Dire que les derniers films de Tim Burton étaient décevants serait un euphémisme. Hormis le sympathique Frankenweenie et sa conclusion réjouissante, la folie et l’humour burlesque de l’auteur ont disparu pour laisser place à un ton auto-parodique involontaire.
L’énigmatique ouverture de Miss Peregrine et les enfants particuliers s’impose comme une véritable surprise où l’on retrouve tout le mystère, les couleurs froides mais réconfortantes ainsi qu’une partition lancinante qui font la marque de fabrique du cinéaste.
Les vieilles photos qui entraînent le jeune héros dans sa quête ont une véritable importance dans le roman de Ransom Riggs. Elles sont introduites dans un générique intrigant puis expliquées à travers les histoires contées par le grand Terence Stamp à son petit-fils Jake, interprété par Asa Butterfeld (Hugo Cabret). Durant les quinze premières minutes, les récits magiques du grand-père contrastent avec les maisons uniformes du quartier résidentiel de Floride où vit l’adolescent.

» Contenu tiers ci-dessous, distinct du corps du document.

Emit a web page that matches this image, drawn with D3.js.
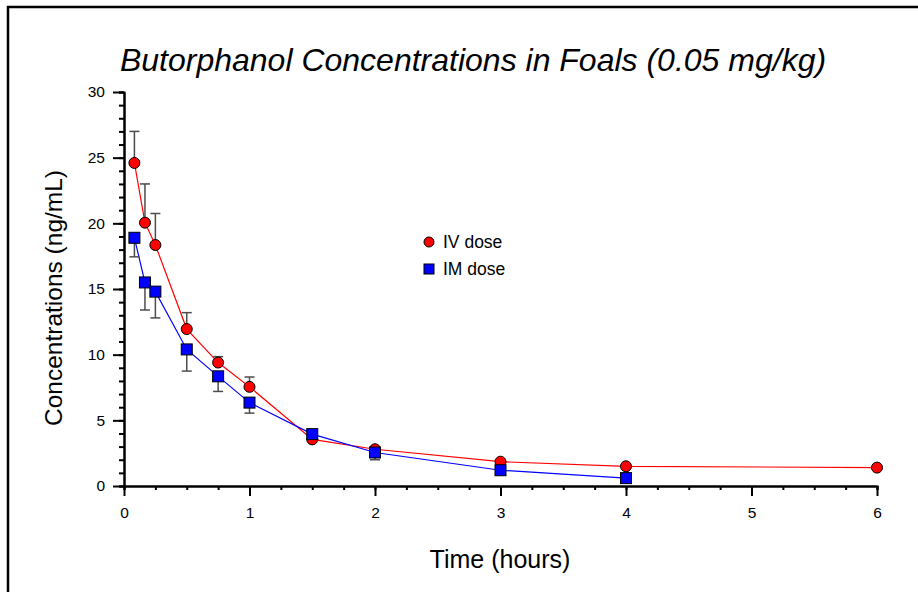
<!DOCTYPE html>
<html lang="en">
<head>
<meta charset="utf-8">
<title>Butorphanol Concentrations in Foals</title>
<script src="https://d3js.org/d3.v7.min.js"></script>
<style>
  body { margin: 0; background: #fff; }
  svg { display: block; }
  svg text { font-family: Arial, "Liberation Sans", sans-serif; }
  svg .tick text { font-size: 15.5px; }
</style>
</head>
<body>
<div id="chart"></div>
<script>

// IV dose (red circles), error bars go up
var ivTimes = [0.083, 0.167, 0.25, 0.5, 0.75, 1, 1.5, 2, 3, 4, 6];
var ivConc  = [24.6, 20.05, 18.35, 11.95, 9.4, 7.55, 3.55, 2.8, 1.85, 1.5, 1.4];
var ivErr   = [2.4, 2.95, 2.4, 1.25, 0.45, 0.75, 0, 0.1, 0, 0, 0];

// IM dose (blue squares), error bars go down
var imTimes = [0.083, 0.167, 0.25, 0.5, 0.75, 1, 1.5, 2, 3, 4];
var imConc  = [18.9, 15.5, 14.8, 10.4, 8.35, 6.35, 3.95, 2.55, 1.2, 0.6];
var imErr   = [1.45, 2.1, 2.0, 1.65, 1.15, 0.8, 0, 0.55, 0, 0];

var xMajor = [0, 1, 2, 3, 4, 5, 6];
var yMajor = [0, 5, 10, 15, 20, 25, 30];

var width = 918, height = 592;

var svg = d3.select("#chart").append("svg")
    .attr("width", width)
    .attr("height", height);

// frame (only top and left edges fall inside the picture)
svg.append("rect")
    .attr("x", 8).attr("y", 7)
    .attr("width", 1200).attr("height", 1200)
    .attr("fill", "none")
    .attr("stroke", "#000")
    .attr("stroke-width", 2.5);

var x = d3.scaleLinear().domain([0, 6]).range([124, 877]);
var y = d3.scaleLinear().domain([0, 30]).range([486, 92]);

var ivData = ivTimes.map(function(t, i) { return {t: t, c: ivConc[i], e: ivErr[i]}; });
var imData = imTimes.map(function(t, i) { return {t: t, c: imConc[i], e: imErr[i]}; });

function styleAxis(g) {
    g.select(".domain").attr("stroke", "#000").attr("stroke-width", 2);
    g.selectAll(".tick line").attr("stroke", "#000").attr("stroke-width", 2);
    g.selectAll(".tick text")
        .attr("fill", "#000")
        .attr("font-size", 15.5)
        .style("font-size", "15.5px");
}

// minor ticks
svg.append("g")
    .attr("transform", "translate(0,486)")
    .call(d3.axisBottom(x).tickValues(d3.range(0, 6.01, 0.25)).tickSize(4).tickFormat(""))
    .call(styleAxis);
svg.append("g")
    .attr("transform", "translate(124,0)")
    .call(d3.axisLeft(y).tickValues(d3.range(0, 30.1, 1)).tickSize(5).tickFormat(""))
    .call(styleAxis);

// major ticks
svg.append("g")
    .attr("transform", "translate(0,486)")
    .call(d3.axisBottom(x).tickValues(xMajor).tickFormat(d3.format("d"))
        .tickSize(10).tickSizeOuter(0).tickPadding(11))
    .call(styleAxis);
svg.append("g")
    .attr("transform", "translate(124,0)")
    .call(d3.axisLeft(y).tickValues(yMajor).tickFormat(d3.format("d"))
        .tickSize(11).tickSizeOuter(0).tickPadding(8))
    .call(styleAxis);

var line = d3.line()
    .x(function(d) { return x(d.t); })
    .y(function(d) { return y(d.c); });

svg.append("path").datum(ivData)
    .attr("d", line)
    .attr("fill", "none")
    .attr("stroke", "#ff0000")
    .attr("stroke-width", 1.2);

svg.append("path").datum(imData)
    .attr("d", line)
    .attr("fill", "none")
    .attr("stroke", "#0000ff")
    .attr("stroke-width", 1.2);

// error bars
function errorBars(data, dir) {
    var g = svg.append("g")
        .attr("stroke", "#4d4d4d")
        .attr("stroke-width", 1.5);
    var d2 = data.filter(function(d) { return d.e > 0; });
    g.selectAll("line.bar").data(d2).enter().append("line")
        .attr("x1", function(d) { return x(d.t); })
        .attr("x2", function(d) { return x(d.t); })
        .attr("y1", function(d) { return y(d.c); })
        .attr("y2", function(d) { return y(d.c + dir * d.e); });
    g.selectAll("line.cap").data(d2).enter().append("line")
        .attr("x1", function(d) { return x(d.t) - 5; })
        .attr("x2", function(d) { return x(d.t) + 5; })
        .attr("y1", function(d) { return y(d.c + dir * d.e); })
        .attr("y2", function(d) { return y(d.c + dir * d.e); });
}
errorBars(ivData, 1);
errorBars(imData, -1);

// markers
svg.selectAll("circle.iv").data(ivData).enter().append("circle")
    .attr("cx", function(d) { return x(d.t); })
    .attr("cy", function(d) { return y(d.c); })
    .attr("r", 5.5)
    .attr("fill", "#ff0000")
    .attr("stroke", "#000")
    .attr("stroke-width", 1);

svg.selectAll("rect.im").data(imData).enter().append("rect")
    .attr("x", function(d) { return x(d.t) - 5.5; })
    .attr("y", function(d) { return y(d.c) - 5.5; })
    .attr("width", 11)
    .attr("height", 11)
    .attr("fill", "#0000ff")
    .attr("stroke", "#000")
    .attr("stroke-width", 1);

// legend
var legend = svg.append("g").attr("transform", "translate(429,242)");
legend.append("circle")
    .attr("cx", 0).attr("cy", 0).attr("r", 5)
    .attr("fill", "#ff0000").attr("stroke", "#000").attr("stroke-width", 1);
legend.append("text")
    .attr("x", 14).attr("y", 6)
    .attr("font-size", 17.5)
    .text("IV dose");
legend.append("rect")
    .attr("x", -5).attr("y", 22).attr("width", 10).attr("height", 10)
    .attr("fill", "#0000ff").attr("stroke", "#000").attr("stroke-width", 1);
legend.append("text")
    .attr("x", 14).attr("y", 33)
    .attr("font-size", 17.5)
    .text("IM dose");

// titles
svg.append("text")
    .attr("x", 473).attr("y", 71)
    .attr("text-anchor", "middle")
    .attr("font-size", 32)
    .attr("font-style", "italic")
    .text("Butorphanol Concentrations in Foals (0.05 mg/kg)");

svg.append("text")
    .attr("x", 500).attr("y", 568)
    .attr("text-anchor", "middle")
    .attr("font-size", 25)
    .text("Time (hours)");

svg.append("text")
    .attr("transform", "translate(62,298)rotate(-90)")
    .attr("text-anchor", "middle")
    .attr("font-size", 24.5)
    .text("Concentrations (ng/mL)");

</script>
</body>
</html>
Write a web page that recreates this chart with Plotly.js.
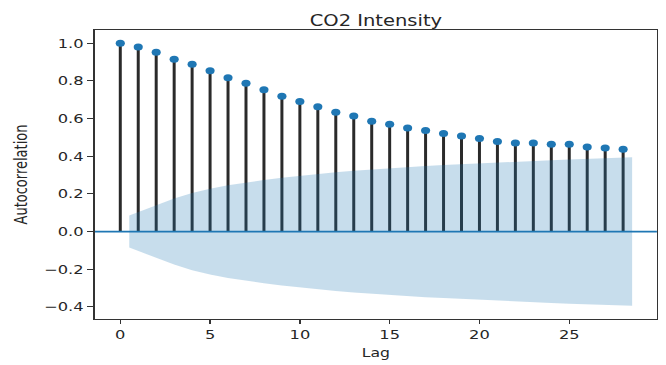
<!DOCTYPE html>
<html><head><meta charset="utf-8">
<script src="https://cdn.plot.ly/plotly-3.0.1.min.js"></script>
<style>
html,body{margin:0;padding:0;overflow:hidden;background:#fff;}
#wrap{width:666px;height:365px;overflow:hidden;}
#chart{width:512px;height:365px;transform:scaleX(1.30078);transform-origin:0 0;}
</style></head><body>
<div id="wrap"><div id="chart"></div></div>
<script>
const lags = [0,1,2,3,4,5,6,7,8,9,10,11,12,13,14,15,16,17,18,19,20,21,22,23,24,25,26,27,28];
const acf = [1.0,0.980,0.952,0.915,0.888,0.854,0.817,0.788,0.753,0.718,0.691,0.662,0.634,0.613,0.586,0.570,0.550,0.536,0.520,0.508,0.494,0.478,0.470,0.470,0.464,0.464,0.449,0.444,0.437];
// 95% confidence half-width for lags 1..28
const bandLags = [1,2,3,4,5,6,7,8,9,10,11,12,13,14,15,16,17,18,19,20,21,22,23,24,25,26,27,28];
const conf = [0.085,0.140,0.175,0.205,0.228,0.246,0.261,0.274,0.286,0.297,0.306,0.315,0.323,0.330,0.336,0.342,0.348,0.353,0.358,0.363,0.367,0.371,0.375,0.379,0.383,0.387,0.390,0.394];
const xTicks = [0,5,10,15,20,25];
const yTicks = [-0.4,-0.2,0.0,0.2,0.4,0.6,0.8,1.0];

const stemX = [], stemY = [];
lags.forEach((k,i)=>{ stemX.push(k,k,null); stemY.push(0,acf[i],null); });
const bandX = bandLags.slice();
bandX[0] -= 0.5; bandX[bandX.length-1] += 0.5;

const font = 'DejaVu Sans, sans-serif';
const traces = [
  {x: stemX, y: stemY, mode:'lines', line:{color:'#2a2a2a', width:2.3}, hoverinfo:'skip', showlegend:false},
  {x: lags, y: acf, mode:'markers', marker:{color:'#1f77b4', size:7}, showlegend:false},
  {x: bandX, y: conf, mode:'lines', line:{width:0, color:'rgba(0,0,0,0)'}, showlegend:false, hoverinfo:'skip'},
  {x: bandX, y: conf.map(v=>-v), mode:'lines', line:{width:0, color:'rgba(0,0,0,0)'}, fill:'tonexty', fillcolor:'rgba(31,119,180,0.25)', showlegend:false, hoverinfo:'skip'}
];
const axisCommon = {showline:true, mirror:true, linecolor:'#333', linewidth:1.2, ticks:'outside', tickcolor:'#333', showgrid:false, zeroline:false, tickfont:{family:font, size:12.5, color:'#262626'}};
const layout = {
  width:512, height:365,
  margin:{l:73, r:7, t:30, b:46},
  paper_bgcolor:'#fff', plot_bgcolor:'#fff',
  title:{text:'CO2 Intensity', font:{family:font, size:15, color:'#262626'}, x:0.5, xref:'paper', y:1, yref:'paper', yanchor:'bottom', pad:{b:4}},
  xaxis: Object.assign({}, axisCommon, {range:[-1.41, 29.88], tickvals:xTicks, ticktext:xTicks.map(String), ticklen:4,
    title:{text:'Lag', font:{family:font, size:12, color:'#262626'}, standoff:7}}),
  yaxis: Object.assign({}, axisCommon, {range:[-0.464, 1.07], tickvals:yTicks, ticktext:yTicks.map(v=>v.toFixed(1).replace('-', '\u2212')), ticklen:5,
    title:{text:'Autocorrelation', font:{family:font, size:13, color:'#262626'}, standoff:9}}),
  shapes:[{type:'line', xref:'paper', x0:0, x1:1, yref:'y', y0:0, y1:0, line:{color:'#1f77b4', width:1.8}, layer:'above'}]
};
Plotly.newPlot('chart', traces, layout, {displayModeBar:false, staticPlot:true});
</script>
</body></html>
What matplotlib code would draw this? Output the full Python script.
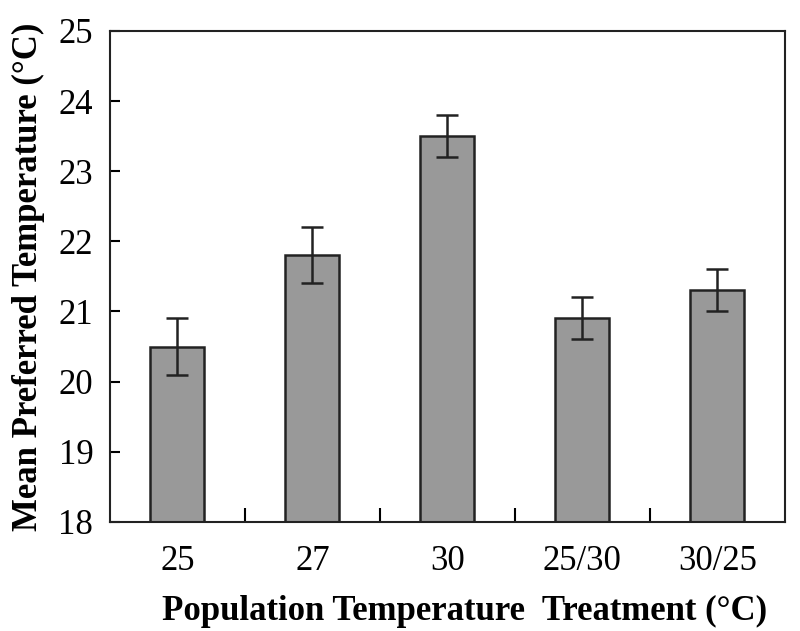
import matplotlib.pyplot as plt
import numpy as np

categories = ['25', '27', '30', '25/30', '30/25']
means = [20.5, 21.8, 23.5, 20.9, 21.3]
errors = [0.4, 0.4, 0.3, 0.3, 0.3]

plt.rcParams['font.family'] = 'Liberation Serif'

fig, ax = plt.subplots(figsize=(8, 6.31), dpi=100)
fig.subplots_adjust(left=0.1375, right=0.981, top=0.951, bottom=0.173)

x = np.arange(len(categories))
ax.bar(x, means, width=0.4, bottom=0, color='#999999', edgecolor='#222222',
       linewidth=1.8, yerr=errors, capsize=8,
       error_kw=dict(ecolor='#222222', elinewidth=1.8, capthick=1.8), zorder=2)

ax.set_ylim(18, 25)
ax.set_xlim(-0.5, 4.5)
ax.set_yticks(range(18, 26))
ax.tick_params(axis='y', direction='in', length=7, width=1.5, labelsize=25, pad=12)

# category labels centred under the bars, tick marks between categories
ax.set_xticks(x)
ax.set_xticklabels(categories)
ax.tick_params(axis='x', which='major', length=0, labelsize=25, pad=17)
ax.set_xticks(x[:-1] + 0.5, minor=True)
ax.tick_params(axis='x', which='minor', direction='in', length=10, width=1.5)

for s in ax.spines.values():
    s.set_linewidth(1.5)
    s.set_color('#222222')

ax.set_xlabel('Population Temperature  Treatment (°C)', fontsize=25,
              fontweight='bold', labelpad=12)
ax.xaxis.label.set_x(0.526)
ax.set_ylabel('Mean Preferred Temperature (°C)', fontsize=25,
              fontweight='bold', labelpad=10)

fig.savefig('out.png', dpi=100)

L’absence de complicité avec des parents incapables de rêver et les gros plans anxiogènes sur la famille rappellent des éléments qui faisaient toute la réussite d’Edward aux mains d’argent.
Sans cynisme, Tim Burton nous questionne sur la naïveté en tant que qualité, sur le besoin de croire et de partager des histoires pour trouver sa voie et l’on est bien loin du défouloir visuel dénué de charme d’Alice au Pays des Merveilles ou Dark Shadows. On attend avec impatience l’arrivée de cette fameuse Miss Peregrine après des séquences quelque peu inquiétantes et l’apparition furtive d’un Samuel L. Jackson démoniaque.
Lorsque Jake débarque sur l’île de Cairnholm au Pays de Galles pour comprendre l’incroyable parcours de son grand-père et vivre ses propres aventures, la magie peut enfin opérer pleinement. En découvrant le manoir, les splendides plages de l’île et les enfants stupéfiants, on frôle parfois l’onirisme de L’Orphelinat de J.A. Bayona. La balance entre deux époques permet de jouer habilement avec un cadre limité. Tim Burton renoue avec le stop motion à travers deux moments savoureux où l’on ressent tout son amour pour les films de monstres et les effets spéciaux de Ray Harryhausen (Jason et les Argonautes).
Après son impressionnante performance dans la série Penny Dreadful, Eva Green trouve un nouveau rôle à sa mesure. Protectrice et impénétrable, l’héroïne suscite un attachement immédiat mais son potentiel n’est malheureusement pas totalement exploité. Alors qu’on la voit remonter dans le temps avec ses enfants dans une scène éblouissante, elle disparaît par la suite pour les laisser prendre leur envol.
Si les venues burlesques de Samuel L. Jackson font toujours mouche, la dernière partie résume tous les travers de Tim Burton. Alors qu’il prône le fait de prendre des risques pour avancer plutôt que l’immobilité par sécurité, Tim Burton n’arrive justement pas à nous faire ressentir le danger dans lequel s’engagent les enfants. Miss Peregrine bascule dans l’aventure sage et extrêmement conventionnelle et les promesses du début de l’œuvre retombent à cause de cet essoufflement. Les créatures numériques viennent gâcher le plaisir, les batailles sont expédiées et la conclusion enlève tout le ton mélancolique et essentiel du début. Alors que l’on pensait que Tim Burton avait retrouvé un peu de son excentricité, il ouvre finalement une nouvelle saga anodine qui respecte la formule habituelle.